We have faced hard things in our marriage, like all marriages, with our children, like most children, in my upbringing, the most dysfunctional upbringing, in our company with fraud. My approach was always to get stronger and stronger, if that was possible. Apply more grit. Dig deeper for more reserves.

Build more scar tissue. But nothing made the deep cut of Holly’s death less painful. And nothing had prepared me for the suffering.

My beloved sister, torn from this earth, from her beautiful children, from a life of service, from me. I needed her. She was my friend. A confidant. We laughed at life together. She coached me on raising a child on the spectrum, how do they learn in public schools? I coached her on being married to someone with depression, though I am no expert. I have just experienced depression, lived with it, lived through it, survived it though it nearly destroyed me. I fought back. And I was loved. I had something to live for beyond myself. My partner, children, mother, sisters. I fought back from the black dog that nips at me all the live long day. The dog that barks at me telling me “It’s not worth it, this living.” I know it is a lie. But a believable one on dark days. But I didn’t see clearly enough what they were going through.

The problem of pain is not pain. I suppose we all expect that life will bring some ups and downs. But nothing in my life prepared me for murder. The violence, the atrocity, the apparent hatred, the cruelty. Knowing my brother-in-law sits in prison only fuels my rage. He doesn’t deserve to live if she is dead.

The problem of pain is that people don’t know how to be with you. They grow uncomfortable with your suffering. They fade away. The isolation of pain is the problem of pain. I am left alone, inside my head, with my howling grief ripping and tearing me to shreds.

And I realized today, trying to express myself to someone, that I am afraid. I am terrified to live. I am paralyzed by the trauma of losing my sister. I’ve got my heart locked down so “safe” that I’m hardly human. Except in church – where without my permission – the grief is leaking out. It streams down my face in an embarrassing fashion.  And though I wish I could make it stop, a part of me is so grateful to feel a relief and a release.

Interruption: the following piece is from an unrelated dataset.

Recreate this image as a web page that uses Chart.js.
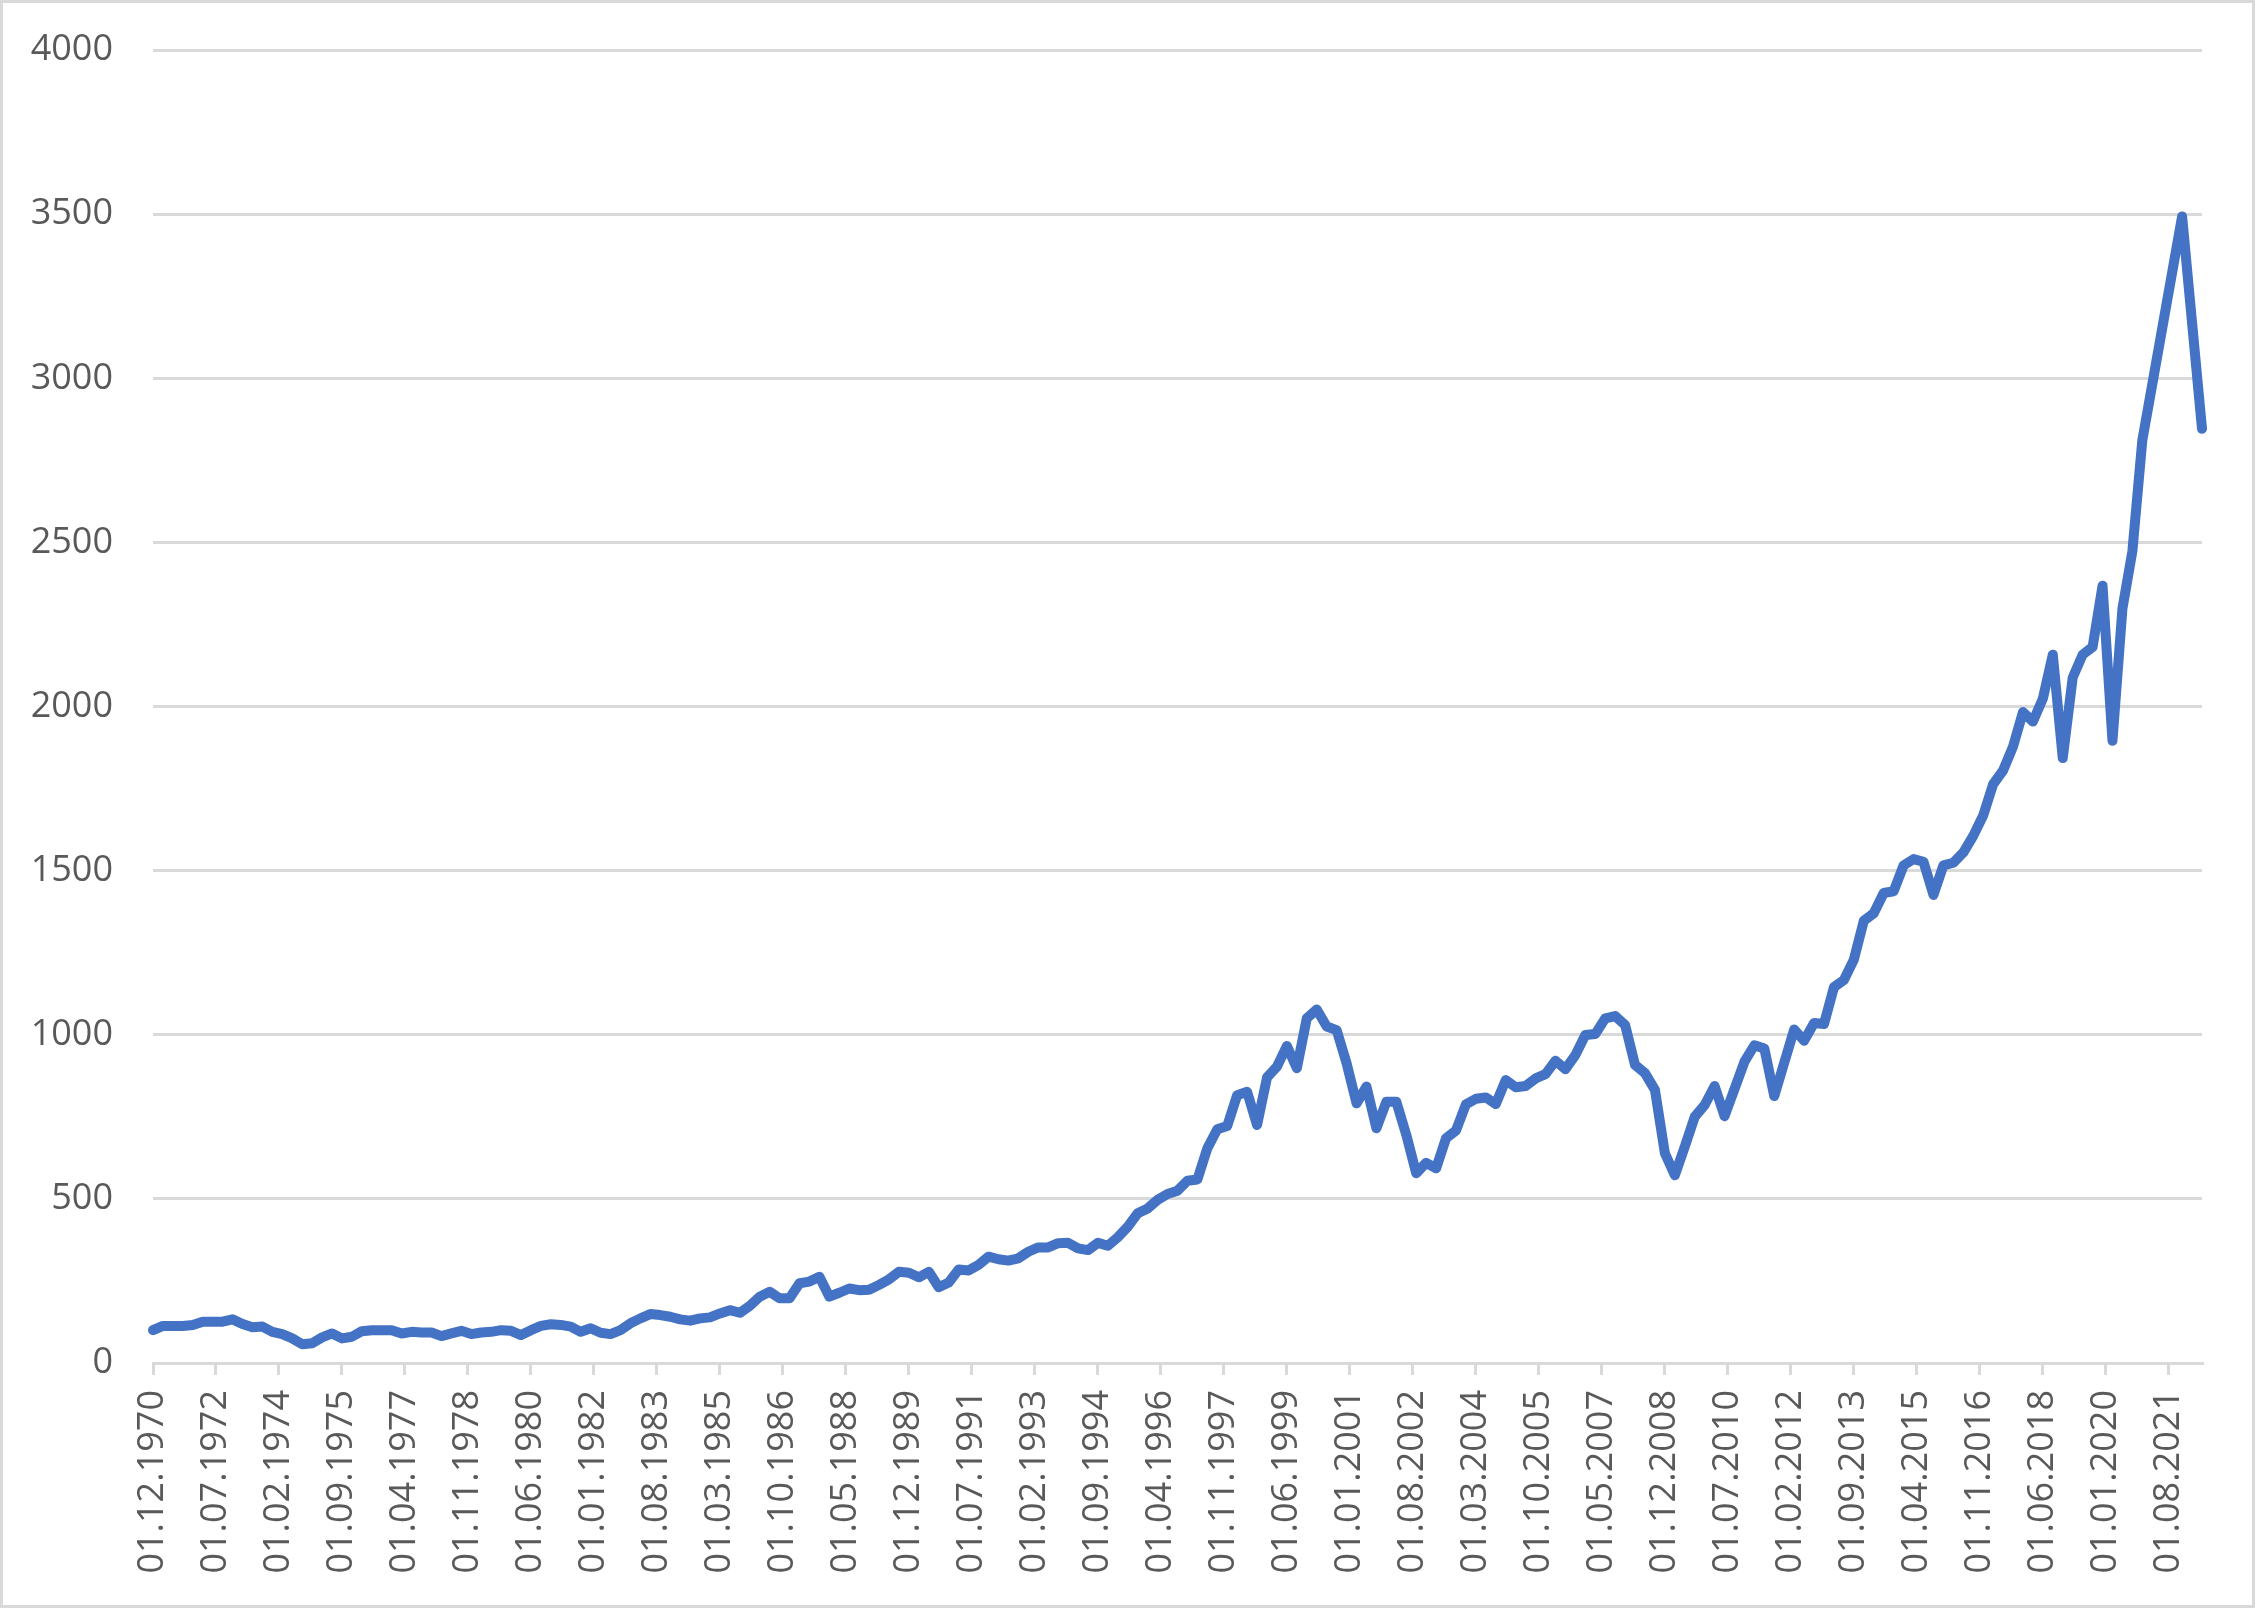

I am not fit for humans, I am thinking.

Where do you want to get connected in church, I am asked.

I’ll do anything. But I don’t think you want me to I am so damaged.

The problem of pain isn’t pain. It is that people don’t like to watch someone in pain. Or be with you. Perhaps because they don’t know how to help. But today I sat with someone who just listened. Who without saying much communicated to me that it is okay that I feel afraid, anxious, sad, angry and alone.

The problem of pain is not pain. It is that we don’t know how to be with someone in pain.